Before I went to grad school in California, I was living in New York City, working at the New Amsterdam Theater as a house manager, and thinking and painting towards my future. I had a prescient, memorable dream during this time that I was following a cool guy up a hill who was wearing jeans in a scene that looked just like this. Flash forward about twenty years later I had taken this picture and realized it was just like that image in my dream! This is of Andrew, my husband and partner of twenty three years, looking at a vista on Avocado Mesa, in Tenaja—in the Murrieta Hills of Riverside California, where we dream about someday having a home. We sometimes drive to this area just to take in the views, but are also comforted to go back to our humble cabin near the big box stores and civilization, still gorgeous in every way—but its great to dream!

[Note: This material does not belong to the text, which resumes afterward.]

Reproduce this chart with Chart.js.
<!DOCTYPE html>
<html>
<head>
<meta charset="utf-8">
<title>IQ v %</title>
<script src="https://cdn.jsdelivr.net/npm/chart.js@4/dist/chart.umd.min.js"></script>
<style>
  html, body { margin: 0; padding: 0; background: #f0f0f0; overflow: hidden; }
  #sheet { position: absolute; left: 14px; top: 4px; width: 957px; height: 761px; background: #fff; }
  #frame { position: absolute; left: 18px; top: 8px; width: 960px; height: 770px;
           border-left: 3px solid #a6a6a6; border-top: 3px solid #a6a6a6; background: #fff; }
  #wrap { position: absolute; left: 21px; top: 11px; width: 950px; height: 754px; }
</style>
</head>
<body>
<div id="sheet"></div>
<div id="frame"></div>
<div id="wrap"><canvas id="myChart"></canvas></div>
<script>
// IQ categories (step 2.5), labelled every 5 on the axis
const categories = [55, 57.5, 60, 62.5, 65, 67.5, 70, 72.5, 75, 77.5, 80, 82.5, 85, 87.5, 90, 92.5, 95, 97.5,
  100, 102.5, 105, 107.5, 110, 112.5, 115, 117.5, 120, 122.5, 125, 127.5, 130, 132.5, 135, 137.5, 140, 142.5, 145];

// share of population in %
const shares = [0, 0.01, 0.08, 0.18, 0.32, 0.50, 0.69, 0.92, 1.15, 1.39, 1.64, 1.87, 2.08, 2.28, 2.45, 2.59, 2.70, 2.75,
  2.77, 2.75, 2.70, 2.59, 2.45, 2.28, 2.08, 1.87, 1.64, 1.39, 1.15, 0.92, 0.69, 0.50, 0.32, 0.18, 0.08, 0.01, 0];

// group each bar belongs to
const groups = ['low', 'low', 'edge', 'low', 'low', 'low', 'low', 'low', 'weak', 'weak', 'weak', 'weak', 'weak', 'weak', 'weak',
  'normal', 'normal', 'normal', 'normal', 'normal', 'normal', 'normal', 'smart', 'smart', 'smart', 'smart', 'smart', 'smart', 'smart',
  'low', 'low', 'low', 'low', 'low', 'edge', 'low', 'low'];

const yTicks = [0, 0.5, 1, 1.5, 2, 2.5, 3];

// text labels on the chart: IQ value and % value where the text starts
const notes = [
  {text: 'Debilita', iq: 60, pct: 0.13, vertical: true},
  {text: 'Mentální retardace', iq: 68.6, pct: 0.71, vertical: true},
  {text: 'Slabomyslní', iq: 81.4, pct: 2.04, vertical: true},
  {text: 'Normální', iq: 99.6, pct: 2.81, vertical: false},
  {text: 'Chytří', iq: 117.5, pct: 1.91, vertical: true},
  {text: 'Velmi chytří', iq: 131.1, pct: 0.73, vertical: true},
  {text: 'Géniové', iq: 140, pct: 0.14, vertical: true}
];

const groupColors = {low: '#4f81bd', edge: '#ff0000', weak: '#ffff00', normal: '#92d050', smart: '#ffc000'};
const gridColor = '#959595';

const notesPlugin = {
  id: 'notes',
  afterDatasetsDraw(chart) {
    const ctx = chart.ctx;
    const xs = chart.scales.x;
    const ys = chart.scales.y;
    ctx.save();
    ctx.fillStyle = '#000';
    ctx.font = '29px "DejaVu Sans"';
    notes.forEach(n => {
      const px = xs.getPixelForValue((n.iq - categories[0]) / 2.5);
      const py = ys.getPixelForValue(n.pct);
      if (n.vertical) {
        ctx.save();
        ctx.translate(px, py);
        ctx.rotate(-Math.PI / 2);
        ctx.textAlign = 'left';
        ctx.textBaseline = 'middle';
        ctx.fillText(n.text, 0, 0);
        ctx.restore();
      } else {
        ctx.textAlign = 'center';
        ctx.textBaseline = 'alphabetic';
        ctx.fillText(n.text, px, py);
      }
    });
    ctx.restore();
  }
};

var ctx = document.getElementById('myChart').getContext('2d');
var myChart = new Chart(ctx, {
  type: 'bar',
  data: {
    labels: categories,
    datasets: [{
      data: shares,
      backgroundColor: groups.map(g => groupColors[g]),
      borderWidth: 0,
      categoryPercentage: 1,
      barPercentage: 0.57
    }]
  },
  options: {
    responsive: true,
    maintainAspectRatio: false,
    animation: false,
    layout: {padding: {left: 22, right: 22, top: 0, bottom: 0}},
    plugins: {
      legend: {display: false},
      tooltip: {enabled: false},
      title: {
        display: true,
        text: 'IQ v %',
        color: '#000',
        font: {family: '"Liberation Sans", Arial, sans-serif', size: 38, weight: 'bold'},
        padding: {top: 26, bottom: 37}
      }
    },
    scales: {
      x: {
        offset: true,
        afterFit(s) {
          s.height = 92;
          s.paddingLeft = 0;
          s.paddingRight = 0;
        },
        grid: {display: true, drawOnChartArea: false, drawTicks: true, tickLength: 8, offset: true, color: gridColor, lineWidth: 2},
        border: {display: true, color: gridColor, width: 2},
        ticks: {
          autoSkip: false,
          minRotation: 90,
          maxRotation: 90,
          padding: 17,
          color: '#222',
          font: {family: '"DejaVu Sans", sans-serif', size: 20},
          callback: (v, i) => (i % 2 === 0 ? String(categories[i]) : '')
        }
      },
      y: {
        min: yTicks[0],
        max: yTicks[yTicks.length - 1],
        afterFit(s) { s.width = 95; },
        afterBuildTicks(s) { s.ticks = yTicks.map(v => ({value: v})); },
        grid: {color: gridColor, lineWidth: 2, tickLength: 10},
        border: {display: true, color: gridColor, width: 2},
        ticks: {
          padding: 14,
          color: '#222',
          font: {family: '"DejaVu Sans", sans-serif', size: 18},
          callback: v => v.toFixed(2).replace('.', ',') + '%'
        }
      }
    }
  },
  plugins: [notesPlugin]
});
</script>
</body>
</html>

I was asked around the time I did this painting to "cover" the haute-couture shows in Paris by Ingrid Sischy for her Interview. I think she wanted me to be a sketch artist for the magazine, creating drawings on the spot, but the models moved so fast, and there was so much to take in, that I ended up taking thousands of photos to get the right ones, and quickly made oil paintings for what turned out to be her last issue. Importantly, these were some of the first images I showed publicly based on my own photos, and they gave me confidence to continue to make work from my own imagery. I had been looking around the studio and was becoming more frustrated, as although I enjoyed how hopefully I was putting my own spin on appropriated imagery, and all the post-modern productive baggage that can be ascertained using pre-found photos as a child of the Pictures Generation, I realized I didn’t have autonomy over the image in the way I yearned to—I wanted to be able to be the sole creator of the image, and also to begin to make work from my own life even more. I love Manet, and think he is the beginning of a sort of Post Post-Modernism, a "have your cake and eat it too plan," where you can make work from your personal life that resonates politically and beyond the confines of the picture plane, work that has a critical context but also allows for warmth, beauty, and the painterly finesse of translating scenes of your own life through empathic, meditative rendering.
When I took this photo and saw the results, I yearned to paint it. I’m not a new-age "magical thinking" type person, however, now when I make art, I want to create images that give me optimism and hope, and that are a pleasant meditation to locate my thoughts. I do think if you are creating images of things you wish to happen in your own life, beyond magical thinking, it just simply sets the parameters of how you might think in order for good things to happen—as we are thinking our thoughts about the problems, issues, and ideas of our day in the analytical meditation a painting can posit, as you solve the formal problems of the image, and pieces fall into place, like dreaming, perhaps the problems of your day are also solved by metonymic association. When making this picture, although we still don’t have the property in Tenaja, it brought about the warmth and emotion of the initial dream I had thinking of my future husband, and also our current love for one another, and the dreams and hope that we share in our life. The personal is political, and hopefully this also resonates as a gay romantic love and relationship that two middle-aged men could share in the freedom of the Twenty First Century, that in a painterly manner, also harkens back to the Romantic era of art of silhouetted figures looking into landscapes of Casper David Friedrich, the Western Expansion (in a good way) of the Hudson River School, and more—doing a homosocial reading of these subjects, but more importantly, showing an everlasting yearning of Landscape Painting and its connection to romantic dreaming and the desire for achieving human potentials.